Engineering Saccharomyces cerevisiae for De Novo Biosynthesis of 3′-Hydroxygenistein

The polyhydroxy isoflavone 3'-hydroxygenistein (3'-OHG) has a wide range of pharmaceutical and nutraceutical benefits. Therefore, it is important to develop an efficient and sustainable method for 3'-OHG production. Here, we engineered the metabolic pathways of Saccharomyces cerevisiae to achieve de novo biosynthesis of 3'-OHG. First, we screened 2-hydroxyisoflavanone synthase (IFS), cytochrome P450 reductase, and 2-hydroxyisoflavanone dehydratase from different sources and optimized the best combination via promoter engineering.
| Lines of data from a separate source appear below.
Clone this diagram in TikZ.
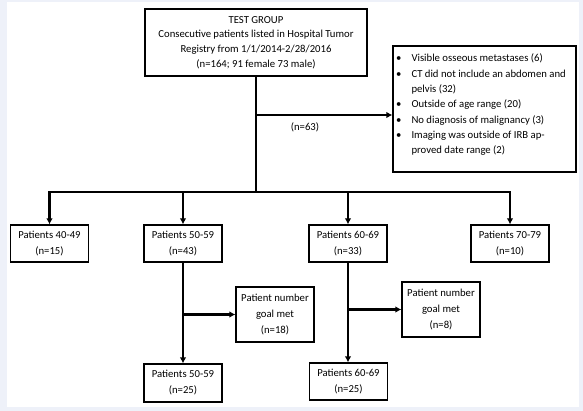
\documentclass[tikz,border=0pt]{standalone}
\usepackage{fontspec}
\setmainfont{Carlito}
\usetikzlibrary{arrows.meta}
\definecolor{bgc}{RGB}{238,241,249}
\begin{document}
\begin{tikzpicture}[x=1pt,y=-1pt,
  box/.style={draw=black, line width=1.2pt, rectangle, inner sep=0pt, align=center,
    font=\fontsize{10.7}{16}\selectfont},
  agebox/.style={box, minimum width=78pt, minimum height=37pt},
  goalbox/.style={box, minimum width=78pt, minimum height=55pt},
  lbl/.style={inner sep=0pt, font=\fontsize{10.7}{15.3}\selectfont},
  conn/.style={line width=2.4pt, -{Latex[length=6pt,width=6.5pt]}},
  trunk/.style={line width=2.4pt, line cap=rect}]
\useasboundingbox (0,0) rectangle (583,411);
\fill[bgc] (0,0) rectangle (583,411);
\fill[white] (7,2) rectangle (579,407);

% top box
\node[box, minimum width=222pt, minimum height=67pt,
  font=\fontsize{10.7}{14.7}\selectfont] (top) at (256,42.5)
  {TEST GROUP\\Consecutive patients listed in Hospital Tumor\\Registry from 1/1/2014-2/28/2016\\(n=164; 91 female 73 male)};

% exclusion box
\node[box, minimum width=183pt, minimum height=126pt] (excl) at (484.5,109) {};
\node[lbl, anchor=north west] (excltext) at (396,51)
  {\begin{tabular}{@{}l@{\hspace{10pt}}l@{}}
  \textbullet & Visible osseous metastases (6)\\
  \textbullet & CT did not include an abdomen and\\
   & pelvis (32)\\
  \textbullet & Outside of age range (20)\\
  \textbullet & No diagnosis of malignancy (3)\\
  \textbullet & Imaging was outside of IRB ap-\\
   & proved date range (2)
  \end{tabular}};

\node[lbl] (n63) at (305,127) {(n=63)};

% age boxes
\node[agebox] (p40) at (49.5,243.5) {Patients 40-49\\(n=15)};
\node[agebox] (p50) at (183,243.5) {Patients 50-59\\(n=43)};
\node[agebox] (p60) at (348,243.5) {Patients 60-69\\(n=33)};
\node[agebox] (p70) at (510,243.5) {Patients 70-79\\(n=10)};

% goal boxes
\node[goalbox] (g50) at (275,314.5) {Patient number\\goal met\\(n=18)};
\node[goalbox] (g60) at (441,309.5) {Patient number\\goal met\\(n=8)};

% final boxes
\node[agebox, minimum height=38pt] (q50) at (183,383) {Patients 50-59\\(n=25)};
\node[agebox, minimum height=37pt] (q60) at (348.5,381.5) {Patients 60-69\\(n=25)};

% connectors
\coordinate (j1) at (256,115);
\coordinate (j2) at (256,192);
\draw[line width=2.4pt] (top.south) -- (j2);
\draw[conn] (j1) -- (j1 -| excl.west);
\draw[trunk] (p40.north |- j2) -- (p70.north |- j2);
\draw[conn] (p40.north |- j2) -- (p40.north);
\draw[conn] (p50.north |- j2) -- (p50.north);
\draw[conn] (p60.north |- j2) -- (p60.north);
\draw[conn] (p70.north |- j2) -- (p70.north);

\draw[conn] (p50.south) -- (q50.north);
\draw[conn] (p50.south |- g50.west) -- (g50.west);
\draw[conn] (p60.south) -- (p60.south |- q60.north);
\draw[conn] (p60.south |- g60.west) -- (g60.west);
\end{tikzpicture}
\end{document}
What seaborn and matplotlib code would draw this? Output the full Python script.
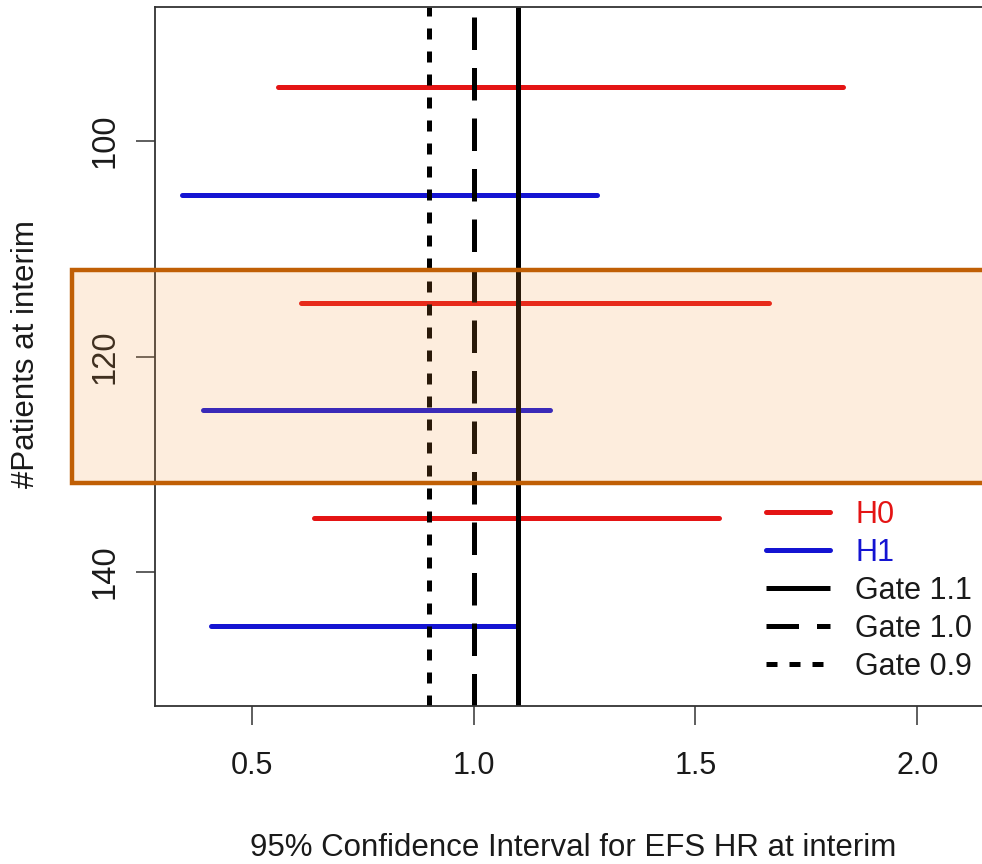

Next, we demonstrated that amplification of the rate-limiting enzyme PlIFS from Pueraria lobata improved genistein production. Increasing the availability of the cofactor heme further increased genistein titer to 44.55 ± 1.82 mg/L. Subsequently, screening and multicopy integration of isoflavone-3'-hydroxylase achieved 13.23 ± 0.27 mg/L 3'-OHG from 100 mg/L naringenin. Finally, 1.40 ± 0.02 mg/L 3'-OHG could be achieved via the de novo biosynthesis pathway. The final strain generated in this study will facilitate the production of polyhydroxy isoflavones via the 3'-OHG biosynthetic pathway.